— START AVAILABLE DATA —

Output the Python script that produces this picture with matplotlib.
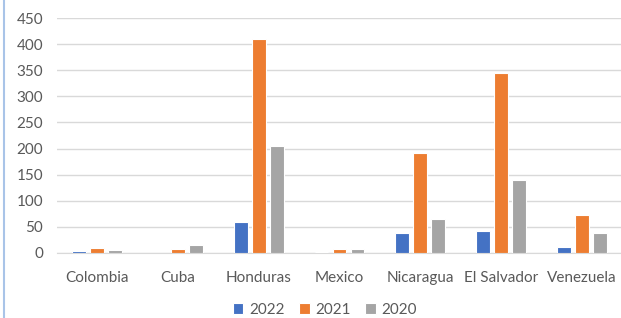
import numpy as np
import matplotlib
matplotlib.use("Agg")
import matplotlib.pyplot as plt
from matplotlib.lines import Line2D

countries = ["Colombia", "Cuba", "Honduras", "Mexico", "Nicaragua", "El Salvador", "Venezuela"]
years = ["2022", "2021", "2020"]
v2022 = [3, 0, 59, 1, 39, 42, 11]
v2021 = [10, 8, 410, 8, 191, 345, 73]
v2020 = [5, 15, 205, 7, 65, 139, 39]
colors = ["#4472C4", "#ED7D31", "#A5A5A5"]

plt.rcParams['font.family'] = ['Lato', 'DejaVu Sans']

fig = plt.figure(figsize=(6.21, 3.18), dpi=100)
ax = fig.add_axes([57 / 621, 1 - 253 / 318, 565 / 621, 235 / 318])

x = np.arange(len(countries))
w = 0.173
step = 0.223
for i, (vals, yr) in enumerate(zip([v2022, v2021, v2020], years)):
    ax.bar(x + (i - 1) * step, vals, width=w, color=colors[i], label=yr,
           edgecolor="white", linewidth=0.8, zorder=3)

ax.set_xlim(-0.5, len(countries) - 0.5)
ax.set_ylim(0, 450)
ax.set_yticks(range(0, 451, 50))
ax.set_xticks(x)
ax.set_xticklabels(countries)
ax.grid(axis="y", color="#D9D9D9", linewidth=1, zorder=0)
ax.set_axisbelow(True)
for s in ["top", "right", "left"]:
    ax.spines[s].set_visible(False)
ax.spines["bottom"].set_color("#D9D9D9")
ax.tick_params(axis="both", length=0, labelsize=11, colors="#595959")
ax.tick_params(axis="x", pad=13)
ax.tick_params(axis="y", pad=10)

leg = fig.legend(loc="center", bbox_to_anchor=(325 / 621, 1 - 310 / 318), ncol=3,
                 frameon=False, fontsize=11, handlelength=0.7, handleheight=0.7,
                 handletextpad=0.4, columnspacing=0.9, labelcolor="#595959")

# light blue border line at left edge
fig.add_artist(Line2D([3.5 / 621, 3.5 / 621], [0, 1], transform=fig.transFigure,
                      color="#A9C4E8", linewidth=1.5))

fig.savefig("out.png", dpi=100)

— END AVAILABLE DATA —

[TASK STATEMENT]: Repeat, word for word and with no pictures, only the lines running from the beginning of the data to the line that contains "ax = fig.add_axes([57".

[ANSWER TO THIS TASK]:
Output the Python script that produces this picture with matplotlib.
import numpy as np
import matplotlib
matplotlib.use("Agg")
import matplotlib.pyplot as plt
from matplotlib.lines import Line2D

countries = ["Colombia", "Cuba", "Honduras", "Mexico", "Nicaragua", "El Salvador", "Venezuela"]
years = ["2022", "2021", "2020"]
v2022 = [3, 0, 59, 1, 39, 42, 11]
v2021 = [10, 8, 410, 8, 191, 345, 73]
v2020 = [5, 15, 205, 7, 65, 139, 39]
colors = ["#4472C4", "#ED7D31", "#A5A5A5"]

plt.rcParams['font.family'] = ['Lato', 'DejaVu Sans']

fig = plt.figure(figsize=(6.21, 3.18), dpi=100)
ax = fig.add_axes([57 / 621, 1 - 253 / 318, 565 / 621, 235 / 318])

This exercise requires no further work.